Does the CUDA compiler optimize the kernel based on the passed parameters?


I have a simple CUDA kernel that counts number of A's in a 1000 byte fragment of a very large string. The database is laid out so that memory accesses are coalesced. After returning from the kernel my main function copies the device array results to one on the host for further analysis.

__global__ void kernel(unsigned int jobs_todo, char* database, float* results ) {

  unsigned int id = threadIdx.x + blockIdx.x * blockDim.x;
  float A = 0; int i; char ch;
  if(id < jobs_todo) {
    for(i = 0; i < 1000; i += 1){
     ch = database[jobs_todo*i + id];
     if(ch == 'A') A++;
   }
  results[id] = A;
}

The kernel runs fine. However, if I replace results[id]=A with something trivial like results[id]=10 or just comment out that line it runs much faster (10 times) and uses much fewer registers as given by --ptxas-options=-v.

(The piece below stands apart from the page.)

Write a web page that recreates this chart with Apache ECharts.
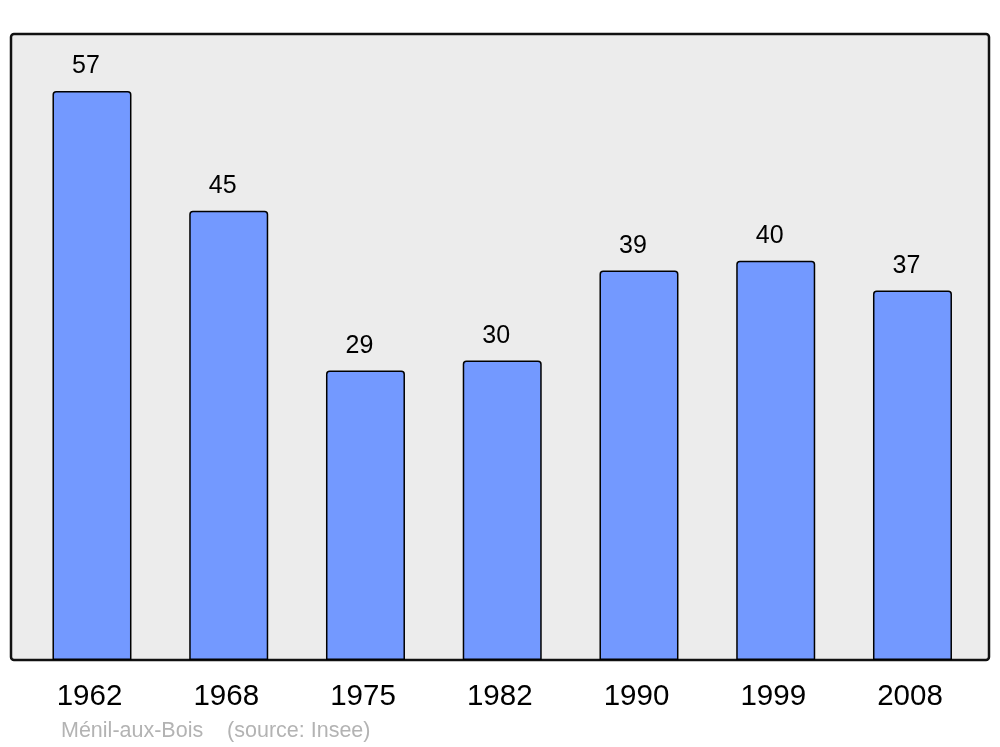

The kernel doesn't help if I comment out that line. Does the CUDA compiler know this by looking at the passed parameters? And so it chooses to do nothing?


Solution

  • What you are seeing is the result of compiler optimisation. The compile will prune "dead" code, that is code which doesn't directly result in a memory write. So your kernel

    __global__ void kernel(unsigned int jobs_todo, char* database, float* results ) {
    
      unsigned int id = threadIdx.x + blockIdx.x * blockDim.x;
      float A = 0; int i; char ch;
      if(id < jobs_todo) {
        for(i = 0; i < 1000; i += 1){
         ch = database[jobs_todo*i + id];
         if(ch == 'A') A++;
       }
       results[id]=10;
    }
    

    is effectively optimised to

    __global__ void kernel(unsigned int jobs_todo, char* database, float* results ) {
    
      unsigned int id = threadIdx.x + blockIdx.x * blockDim.x;
      results[id]=10;
    }
    

    Obviously the register footprint and execution time of the reduced code is much lower than your full code. You can confirm this by compiling your code to PTX and inspecting the emitted code.